Should you play Deadly Assault or Shiyu Defense first?
Shiyu Defense first, almost always. The reasoning is practical:
- It unlocks earlier (Level 35 vs Level 40).
- It lets you reuse Agents, so two decent teams are enough — while Deadly Assault demands three teams with no overlap.
- Its Stable/Disputed Nodes hand out chunky one-time rewards, which is exactly what a newer account needs.
Once you have three teams that stand on their own, open Deadly Assault for another 300 Polychrome per cycle. The two modes update on alternating weeks, so playing both means you almost always have a reward milestone to aim at — these are the two best repeatable Polychrome sources for pulling on banners, so don't sleep through a reset.
If you'd rather play something more relaxed, read up on Hollow Zero (node-map exploration) and the weekly boss farming route so you don't waste Battery.
FAQ
Do I have to actually kill the bosses in Deadly Assault?
No. The bosses here have effectively endless HP and you are not meant to kill them — you get three minutes per boss to build up score. Score comes from the damage you deal plus clean defensive play such as Perfect Assists and Chain Attacks, so focus on forcing as many Stun-and-burst cycles as you can rather than worrying about the boss HP bar.
Is six stars enough, or do I need all nine?
It depends what you need. If your goal is gacha Polychrome, six stars is enough: each of the first six stars gives 50 Polychrome (a 300 cap), and from the seventh star onward there is no more Polychrome at all. The last three stars only add Investigation Merits and Dennies — you need all nine to collect the full 720 Merits and 225,000 Dennies. So push for nine if you're starved for upgrade Dennies; stop at six if you're only hunting Polychrome.

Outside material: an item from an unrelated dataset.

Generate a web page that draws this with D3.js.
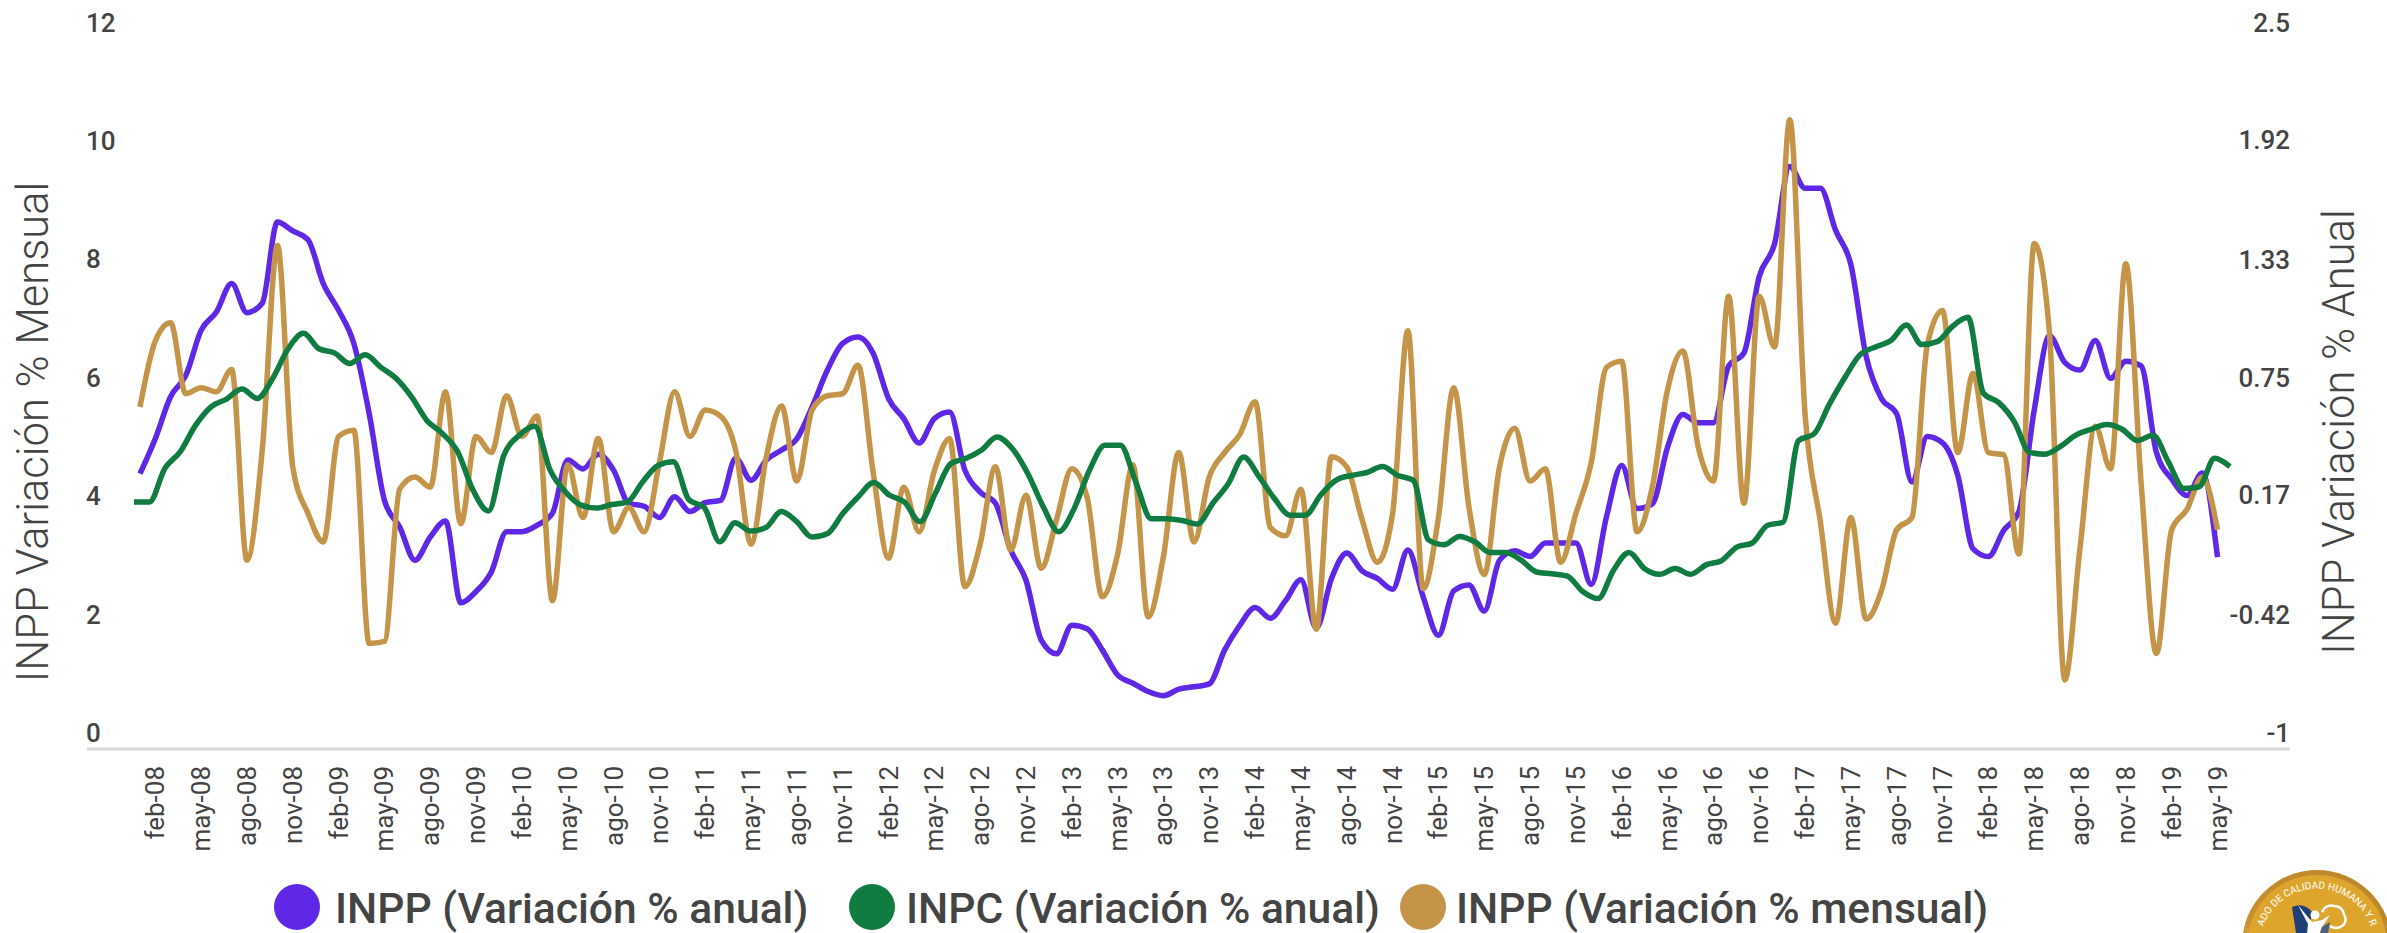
<!DOCTYPE html>
<html><head><meta charset="utf-8">
<script src="https://cdnjs.cloudflare.com/ajax/libs/d3/7.8.5/d3.min.js"></script>
<style>html,body{margin:0;padding:0;background:#fff;overflow:hidden}svg{display:block}text{font-family:Roboto,sans-serif}</style>
</head><body><svg id="c" width="2387" height="933"></svg>
<script>
const monthNames = ["ene","feb","mar","abr","may","jun","jul","ago","sep","oct","nov","dic"];
const startYear = 2008;
const inppAnual = [4.65,5.24,5.95,6.31,7.07,7.38,7.86,7.37,7.53,8.90,8.75,8.60,7.86,7.41,6.85,5.67,4.20,3.75,3.19,3.58,3.85,2.47,2.66,2.99,3.67,3.67,3.78,3.98,4.88,4.73,4.98,4.71,4.15,4.10,3.91,4.26,4.01,4.16,4.20,4.91,4.54,4.88,5.05,5.24,5.78,6.40,6.85,6.96,6.68,5.92,5.58,5.17,5.58,5.69,4.71,4.34,4.15,3.36,2.85,1.84,1.61,2.09,2.03,1.67,1.25,1.11,0.97,0.90,1.01,1.05,1.10,1.67,2.09,2.39,2.21,2.51,2.86,2.04,2.88,3.31,3.01,2.88,2.70,3.36,2.57,1.92,2.67,2.77,2.33,3.19,3.35,3.25,3.48,3.48,3.48,2.78,3.92,4.79,4.06,4.14,5.10,5.65,5.51,5.51,6.47,6.69,7.98,8.53,9.84,9.47,9.47,8.76,8.18,6.63,5.92,5.66,4.51,5.28,5.17,4.62,3.38,3.25,3.69,4.01,5.72,6.98,6.53,6.40,6.90,6.26,6.55,6.47,5.01,4.56,4.28,4.66,3.24];
const inpcAnual = [4.17,4.17,4.74,5.02,5.47,5.78,5.91,6.08,5.92,6.26,6.76,7.02,6.76,6.69,6.51,6.66,6.45,6.26,5.95,5.55,5.33,5.02,4.37,4.02,4.96,5.30,5.45,4.71,4.34,4.12,4.07,4.13,4.17,4.51,4.79,4.85,4.21,4.08,3.50,3.82,3.68,3.74,4.01,3.84,3.58,3.64,3.98,4.26,4.50,4.29,4.17,3.84,4.32,4.82,4.91,5.05,5.27,5.07,4.65,4.09,3.67,4.06,4.71,5.13,5.13,4.51,3.89,3.89,3.86,3.80,4.15,4.48,4.93,4.60,4.23,3.95,3.95,4.29,4.54,4.62,4.67,4.77,4.62,4.54,3.53,3.45,3.59,3.50,3.32,3.32,3.19,2.99,2.96,2.92,2.66,2.54,3.02,3.32,3.05,2.95,3.05,2.95,3.11,3.18,3.41,3.48,3.78,3.83,5.21,5.32,5.82,6.27,6.66,6.79,6.90,7.16,6.83,6.88,7.14,7.29,6.01,5.85,5.53,5.01,4.98,5.11,5.30,5.40,5.48,5.40,5.21,5.30,4.85,4.40,4.43,4.91,4.77];
const inppMensual = [0.685,1.01,1.10,0.75,0.78,0.76,0.87,-0.07,0.47,1.48,0.39,0.16,0.02,0.54,0.57,-0.48,-0.47,0.28,0.34,0.29,0.76,0.11,0.54,0.46,0.74,0.54,0.64,-0.27,0.40,0.14,0.53,0.07,0.19,0.07,0.41,0.76,0.54,0.67,0.64,0.47,0.01,0.44,0.69,0.32,0.67,0.74,0.75,0.89,0.36,-0.06,0.29,0.07,0.37,0.53,-0.20,0.01,0.39,-0.02,0.25,-0.11,0.13,0.38,0.24,-0.25,-0.04,0.40,-0.35,-0.05,0.46,0.02,0.34,0.46,0.55,0.71,0.09,0.05,0.28,-0.41,0.44,0.39,0.13,-0.08,0.16,1.06,-0.21,0.14,0.78,0.19,-0.14,0.39,0.58,0.32,0.38,-0.08,0.16,0.41,0.88,0.91,0.07,0.29,0.77,0.96,0.49,0.32,1.23,0.21,1.23,0.98,2.10,0.65,0.12,-0.38,0.14,-0.36,-0.22,0.08,0.14,0.99,1.16,0.46,0.85,0.46,0.45,-0.04,1.49,1.05,-0.66,-0.01,0.59,0.38,1.39,0.31,-0.53,0.08,0.18,0.34,0.08];
const leftTicks = [0,2,4,6,8,10,12];
const rightTicks = [-1,-0.42,0.17,0.75,1.33,1.92,2.5];
const rightDomain = [-1,2.5];
const legendNames = ["INPP (Variación % anual)","INPC (Variación % anual)","INPP (Variación % mensual)"];
const colors = ["#5F27E6","#107C41","#C49549"];

const svg = d3.select("#c");
const m = {left:87,right:2290,base:749,top:38.5};
const xP = d3.scaleLinear().domain([0,inppAnual.length-1]).range([140,2217.5]);
const xG = d3.scaleLinear().domain([0,inpcAnual.length-1]).range([134,2230]);
const yL = d3.scaleLinear().domain([0,12]).range([m.base,m.top]);
const yR = d3.scaleLinear().domain(rightDomain).range([m.base,m.top]);
const dates = inppAnual.map((_,i)=>{const mo=i%12;const yr=startYear+Math.floor(i/12);return monthNames[mo]+"-"+String(yr).slice(2)});
const xTickIdx = dates.map((_,i)=>i).filter(i=>i%3===1);

svg.append("line").attr("x1",m.left).attr("x2",m.right).attr("y1",m.base).attr("y2",m.base).attr("stroke","#d9d9d9").attr("stroke-width",3);

const tickCol="#444";
svg.append("g").selectAll("text").data(leftTicks).join("text").attr("x",m.left-1).attr("y",d=>yL(d)-7).attr("fill",tickCol).attr("font-size",26).attr("font-weight",500).text(d=>d);
svg.append("g").selectAll("text").data(rightTicks).join("text").attr("x",m.right).attr("y",d=>yR(d)-7).attr("text-anchor","end").attr("fill",tickCol).attr("font-size",26).attr("font-weight",500).text(d=>d);

svg.append("g").selectAll("text").data(xTickIdx).join("text")
 .attr("transform",i=>`translate(${xP(i)+9},766) rotate(-90)`).attr("text-anchor","end").attr("fill",tickCol).attr("font-size",26).text(i=>dates[i]);

svg.append("text").attr("transform","translate(48,432) rotate(-90)").attr("text-anchor","middle").attr("font-size",43.5).attr("font-weight",300).attr("fill","#444").text("INPP Variación % Mensual");
svg.append("text").attr("transform","translate(2354,432) rotate(-90)").attr("text-anchor","middle").attr("font-size",43.5).attr("font-weight",300).attr("fill","#444").text("INPP Variación % Anual");

const line=(x,y)=>d3.line().x((d,i)=>x(i)).y(d=>y(d)).curve(d3.curveMonotoneX);
const series=[[inppAnual,xP,yL,colors[0]],[inppMensual,xP,yR,colors[2]],[inpcAnual,xG,yL,colors[1]]];
svg.append("g").attr("fill","none").attr("stroke-width",5.5).selectAll("path").data(series).join("path")
 .attr("stroke",d=>d[3]).attr("d",d=>line(d[1],d[2])(d[0]));

const legX=[[297,335],[872,906],[1423,1456]];
const lg=svg.append("g");
legendNames.forEach((n,i)=>{
 lg.append("circle").attr("cx",legX[i][0]).attr("cy",907).attr("r",23).attr("fill",colors[i]);
 lg.append("text").attr("x",legX[i][1]).attr("y",923).attr("font-size",42.6).attr("font-weight",500).attr("fill","#444").text(n);
});

// badge
const b=svg.append("g");
const defs=svg.append("defs");
defs.append("path").attr("id","arc").attr("d","M2261,935 A57,57 0 0 1 2373,935");
const grad=defs.append("linearGradient").attr("id","rim").attr("x1","0").attr("x2","1").attr("y1","1").attr("y2","0");
grad.append("stop").attr("offset","0").attr("stop-color","#f6e7c8");
grad.append("stop").attr("offset","0.35").attr("stop-color","#c98f2d");
grad.append("stop").attr("offset","1").attr("stop-color","#b9852c");
b.append("circle").attr("cx",2317).attr("cy",945).attr("r",75).attr("fill","url(#rim)");
b.append("circle").attr("cx",2317).attr("cy",945).attr("r",70).attr("fill","#DDA52C");
b.append("text").attr("font-size",10).attr("fill","#fff").append("textPath").attr("href","#arc").attr("startOffset","50%").attr("text-anchor","middle").text("ADO DE CALIDAD HUMANA Y R");
b.append("path").attr("d","M2292,907 Q2304,902 2312,912 L2308,933 L2296,933 Z").attr("fill","#1f3f78");
b.append("path").attr("d","M2298,905 L2312,922 L2322,920 L2330,915 L2322,927 L2320,933 L2307,933 L2308,924 Z").attr("fill","#fff");
b.append("circle").attr("cx",2315).attr("cy",915).attr("r",4.5).attr("fill","#fff");
b.append("path").attr("d","M2322,912 Q2326,904 2334,906 Q2342,906 2344,914 Q2348,922 2342,926 Q2336,930 2330,926").attr("fill","none").attr("stroke","#fff").attr("stroke-width",2.5);
b.append("path").attr("d","M2322,927 L2330,922 L2328,933 L2320,933 Z").attr("fill","#4d5f80");
</script></body></html>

Can I play it with only one strong team?
You can enter, but you'll hit a star ceiling fast, because the mode requires three fully separate teams — no Agent may be reused. One strong team only answers one of the three bosses; if the other two are weak, they drag your total stars down. The cheapest fix is to build your second and third teams around the free Agents, and to invest broadly instead of dumping everything into your first four.